Researchers have found that household growth is at a relatively normal pace; however, housing production is not. Rising land prices, construction costs and regulatory constraints have made developing new affordable housing difficult. As Habitat for Humanity CEO Jonathan Reckford pointed out, “If you’re a developer without some kind of subsidy, the math won’t work for a lower to middle-income family to buy a home.”

The housing shortage is especially rough on millennials entering their prime homebuying years. Underproduction and a focus on luxury, high-end products means a continued shortage of starter homes. Reckford mentioned that although income has grown moderately, it’s still very difficult for this new generation to raise money for a down payment. As he put it, “If you are already spending a majority of your income on rent, it is extremely hard to save for a down payment.”

Increasing rental rates

During a panel discussion, moderator and senior correspondent for National Public Radio’s Marketplace program, Amy Scott, described the housing economy today as a story of haves and have-nots; the gap is getting wider between homeowners and renters, and between population groups.

Evidence of the affordable housing crisis can be shown through the loss of low-rent housing. From 2011-2017, most metros saw a decline in units with rents under $800. These declines were over 50 percent in Portland, Seattle, Denver and Austin.

According to JCHS’s report, one-fifth of households that rent are paying between 30 percent and 50 percent of their income on housing, while one-quarter are paying more than 50 percent. Nearly three-quarters of renters with incomes of $15,000 or less are spending more than half their income on housing.

The report also found that the number of renter households fell for the second consecutive year in 2018, in stark contrast to the increases in the 12 preceding years. After this multi-year decline, homelessness rose for the second year in a row, and the number of unsheltered homeless was up for the third straight year. During the discussion, Reckford stated, “50 percent of the homeless have jobs and just can’t find an affordable place to live.”

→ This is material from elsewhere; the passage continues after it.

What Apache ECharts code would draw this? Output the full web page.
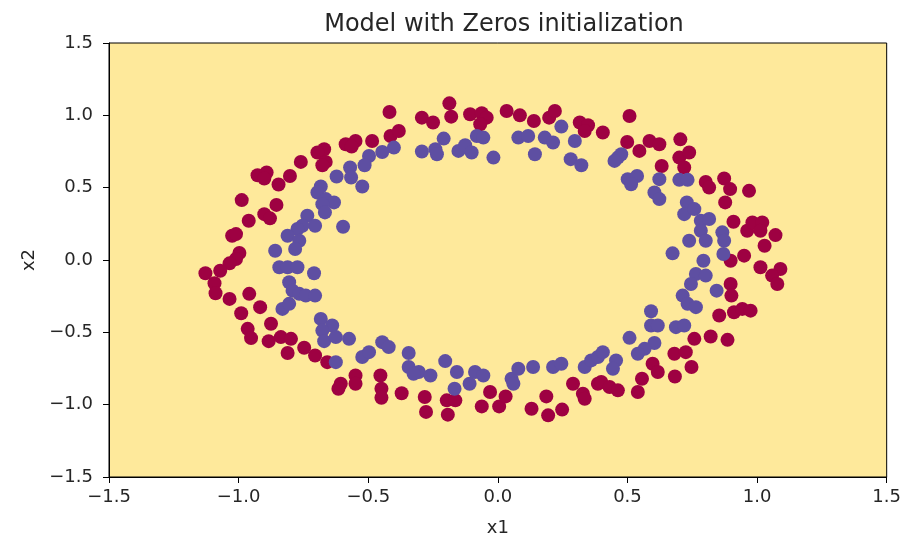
<!DOCTYPE html>
<html>
<head>
<meta charset="utf-8">
<script src="https://cdn.jsdelivr.net/npm/echarts@6/dist/echarts.min.js"></script>
<style>
  html, body { margin: 0; padding: 0; background: #fff; }
  #chart { width: 904px; height: 542px; }
</style>
</head>
<body>
<div id="chart"></div>
<script>
// axis ticks
var tickMin = -1.5;
var tickMax = 1.5;
var tickStep = 0.5;

// class 0 (outer ring, red) [x1, x2]
var redPoints = [
    [-0.418, 1.023], [-0.414, 0.857], [-0.485, 0.823], [-0.587, 0.800], [-0.549, 0.823], [-0.564, 0.784],
    [-0.670, 0.766], [-0.696, 0.743], [-0.664, 0.678], [-0.677, 0.655], [-0.760, 0.678], [-0.927, 0.586],
    [-0.892, 0.605], [-0.901, 0.563], [-0.802, 0.581], [-0.846, 0.522], [-0.988, 0.414], [-0.854, 0.381],
    [-0.901, 0.317], [-0.879, 0.288], [-0.961, 0.271], [-1.025, 0.168], [-1.010, 0.179], [-0.997, 0.048],
    [-0.382, 0.892], [-0.293, 0.984], [-0.250, 0.950], [-0.187, 1.083], [-0.180, 0.991], [-0.107, 1.007],
    [-0.062, 1.014], [-0.043, 0.984], [-0.068, 0.938], [0.034, 1.030], [0.085, 1.000], [0.139, 0.961],
    [0.198, 0.984], [0.220, 1.030], [0.316, 0.950], [0.348, 0.931], [0.335, 0.892],
    [0.405, 0.881], [0.508, 0.995], [0.499, 0.816], [0.546, 0.754], [0.585, 0.823], [0.623, 0.800],
    [0.704, 0.834], [0.700, 0.708], [0.738, 0.743], [0.719, 0.639], [0.632, 0.650], [0.802, 0.540],
    [0.815, 0.501], [0.873, 0.563], [0.896, 0.490], [0.969, 0.478], [0.877, 0.398], [0.909, 0.264],
    [0.962, 0.202], [0.982, 0.260], [1.020, 0.260], [1.013, 0.202], [1.071, 0.172], [1.029, 0.099],
    [0.950, 0.030], [0.898, -0.005],
    [-1.010, 0.007], [-1.035, -0.023], [-1.128, -0.092], [-1.071, -0.074], [-1.093, -0.161], [-1.089, -0.230],
    [-1.035, -0.269], [-0.959, -0.234], [-0.917, -0.326], [-0.990, -0.368], [-0.875, -0.441], [-0.965, -0.476],
    [-0.952, -0.540], [-0.884, -0.561], [-0.837, -0.533], [-0.798, -0.545], [-0.811, -0.643], [-0.747, -0.607],
    [-0.705, -0.660], [-0.658, -0.706], [-0.606, -0.855], [-0.615, -0.890], [-0.549, -0.798], [-0.549, -0.855],
    [-0.453, -0.798], [-0.449, -0.890], [-0.449, -0.952], [-0.371, -0.921],
    [-0.282, -0.947], [-0.277, -1.050], [-0.197, -0.970], [-0.164, -0.970], [-0.193, -1.069], [-0.062, -1.012],
    [-0.030, -0.912], [0.005, -1.012], [0.030, -0.943], [0.130, -1.028], [0.187, -0.943], [0.194, -1.074],
    [0.248, -1.034], [0.290, -0.855], [0.328, -0.924], [0.335, -0.959], [0.386, -0.855],
    [1.013, -0.050], [1.090, -0.062], [1.058, -0.108], [1.078, -0.166], [0.898, -0.166], [0.901, -0.246],
    [0.854, -0.384], [0.911, -0.361], [0.943, -0.338], [0.975, -0.350], [0.758, -0.545], [0.821, -0.529],
    [0.886, -0.552], [0.681, -0.648], [0.725, -0.637], [0.747, -0.740], [0.597, -0.717], [0.617, -0.774],
    [0.683, -0.805], [0.556, -0.821], [0.399, -0.843], [0.431, -0.878], [0.463, -0.901], [0.540, -0.912]
];

// class 1 (inner ring, blue) [x1, x2]
var bluePoints = [
    [-0.401, 0.777], [-0.446, 0.747], [-0.497, 0.719], [-0.514, 0.655], [-0.570, 0.639], [-0.566, 0.570],
    [-0.622, 0.577], [-0.523, 0.508], [-0.683, 0.508], [-0.696, 0.467], [-0.664, 0.421], [-0.632, 0.398],
    [-0.677, 0.386], [-0.667, 0.329], [-0.735, 0.306], [-0.705, 0.237], [-0.754, 0.237], [-0.773, 0.214],
    [-0.597, 0.230], [-0.811, 0.168], [-0.766, 0.133], [-0.782, 0.076], [-0.859, 0.064],
    [-0.293, 0.750], [-0.241, 0.766], [-0.235, 0.731], [-0.209, 0.839], [-0.152, 0.754], [-0.126, 0.793],
    [-0.101, 0.743], [-0.081, 0.857], [-0.056, 0.846], [-0.017, 0.708], [0.079, 0.846], [0.117, 0.857],
    [0.181, 0.846], [0.213, 0.812], [0.143, 0.731], [0.245, 0.922], [0.297, 0.823], [0.281, 0.697],
    [0.322, 0.655],
    [0.463, 0.708], [0.476, 0.731], [0.450, 0.685], [0.501, 0.559], [0.537, 0.581], [0.514, 0.524],
    [0.623, 0.559], [0.700, 0.554], [0.732, 0.554], [0.604, 0.467], [0.623, 0.421], [0.729, 0.398],
    [0.719, 0.317], [0.758, 0.352], [0.783, 0.271], [0.815, 0.283], [0.783, 0.202], [0.802, 0.133],
    [0.738, 0.133], [0.866, 0.191], [0.873, 0.133], [0.674, 0.046], [0.793, -0.005], [0.870, 0.041],
    [-0.843, -0.050], [-0.811, -0.050], [-0.773, -0.050], [-0.709, -0.092], [-0.805, -0.154], [-0.792, -0.212],
    [-0.766, -0.234], [-0.741, -0.246], [-0.705, -0.246], [-0.831, -0.338], [-0.805, -0.303], [-0.683, -0.407],
    [-0.639, -0.453], [-0.677, -0.488], [-0.670, -0.561], [-0.625, -0.533], [-0.574, -0.545], [-0.625, -0.706],
    [-0.523, -0.671], [-0.497, -0.637], [-0.446, -0.568], [-0.421, -0.602],
    [-0.344, -0.643], [-0.344, -0.740], [-0.305, -0.774], [-0.260, -0.798], [-0.325, -0.786], [-0.203, -0.699],
    [-0.158, -0.774], [-0.167, -0.890], [-0.109, -0.855], [-0.088, -0.774], [-0.056, -0.798], [0.053, -0.821],
    [0.060, -0.855], [0.079, -0.752], [0.136, -0.740], [0.213, -0.740], [0.245, -0.717], [0.335, -0.740],
    [0.360, -0.694], [0.386, -0.671],
    [0.764, -0.097], [0.802, -0.108], [0.745, -0.166], [0.713, -0.246], [0.732, -0.303], [0.764, -0.326],
    [0.844, -0.212], [0.591, -0.354], [0.591, -0.453], [0.617, -0.453], [0.687, -0.464], [0.719, -0.453],
    [0.508, -0.538], [0.604, -0.574], [0.566, -0.614], [0.540, -0.648], [0.405, -0.637], [0.456, -0.694],
    [0.444, -0.752]
];

var font = 'DejaVu Sans';
var textColor = '#262626';

function tickLabel(v) {
    // matplotlib style unicode minus
    return (v < 0 ? '\u2212' : '') + Math.abs(v).toFixed(1);
}

function makeAxis(name, gap, labelMargin) {
    return {
        type: 'value',
        min: tickMin,
        max: tickMax,
        interval: tickStep,
        name: name,
        nameLocation: 'middle',
        nameGap: gap,
        nameTextStyle: { fontFamily: font, fontSize: 18, color: textColor },
        axisLine: { show: true, onZero: false, lineStyle: { color: '#000', width: 1 } },
        axisTick: { show: true, inside: false, length: 6, lineStyle: { color: '#000', width: 1 } },
        axisLabel: { fontFamily: font, fontSize: 18, color: textColor, margin: labelMargin, formatter: tickLabel },
        splitLine: { show: false }
    };
}

var chart = echarts.init(document.getElementById('chart'));

var option = {
    animation: false,
    backgroundColor: '#fff',
    title: {
        text: 'Model with Zeros initialization',
        left: 499,
        top: 8,
        textAlign: 'center',
        textStyle: { fontFamily: font, fontSize: 24, fontWeight: 'normal', color: textColor }
    },
    grid: {
        left: 109,
        right: 15,
        top: 43,
        bottom: 64,
        show: true,
        backgroundColor: '#fee99b',
        borderColor: '#000',
        borderWidth: 1
    },
    xAxis: makeAxis('x1', 42, 11),
    yAxis: makeAxis('x2', 68, 16),
    series: [
        {
            name: 'y=0',
            type: 'scatter',
            symbolSize: 14,
            itemStyle: { color: '#9e0142', opacity: 1 },
            data: redPoints
        },
        {
            name: 'y=1',
            type: 'scatter',
            symbolSize: 14,
            itemStyle: { color: '#5e4fa2', opacity: 1 },
            data: bluePoints
        }
    ]
};

chart.setOption(option);
</script>
</body>
</html>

Federal Reserve Bank of Atlanta President and CEO, Dr. Raphael Bostic (photo by Amanda Meade)

Inequality

Inequality is widening, and finding housing is getting harder for those of lesser means and people of color, the report’s authors and panelists at the event indicated. After taking a step forward in previous years, the black homeownership rate fell again last year, and now stands at its lowest since 1995. Reckford weighed in on the situation by saying that the barriers that still exist between black, white and Hispanic homeowners are widely attributed to lack of savings. Federal Reserve Bank of Atlanta President and CEO Dr. Raphael Bostic added that other factors such as credit restraints, wealth constraints and income barriers are also great challenges.

Although credit conditions have eased for many, getting a mortgage and closing on a home is still complicated. As the report notes, “[a]mong those who closed on a home in 2016, significant numbers of respondents reported issues with the closing process. Fully 15 percent said that they faced an unpleasant surprise such as having the closing rescheduled, needing more cash than expected, having mortgage terms change or being asked to sign blank documents.”

Looking forward

The researchers estimate that America needs about 1.5 million new housing units per year, or about 260,000 more this year than in 2018. It also predicts there will be 400,000 new renters per year going forward. “The fact that we’re turning to rent control is a sign that we’ve failed at other direct ways of addressing these issues,” Herbert said. “We’re not providing enough direct subsidy to people who need it.”

The prediction for the future is that homes prices and rents will continue to rise at a healthy rate. If that happens, researchers say much greater public efforts will be necessary to close gap between costs and what people can afford. It’s also no coincidence that at a time when parts of the housing market show strong performance, affordable housing has emerged as a potent campaign issue among Democratic primary contenders.

During the discussion, Bostic said there were many reasons for the housing crisis, one of them was greed. He also added that housing affordability challenges are present everywhere, though the specific issues vary around the country.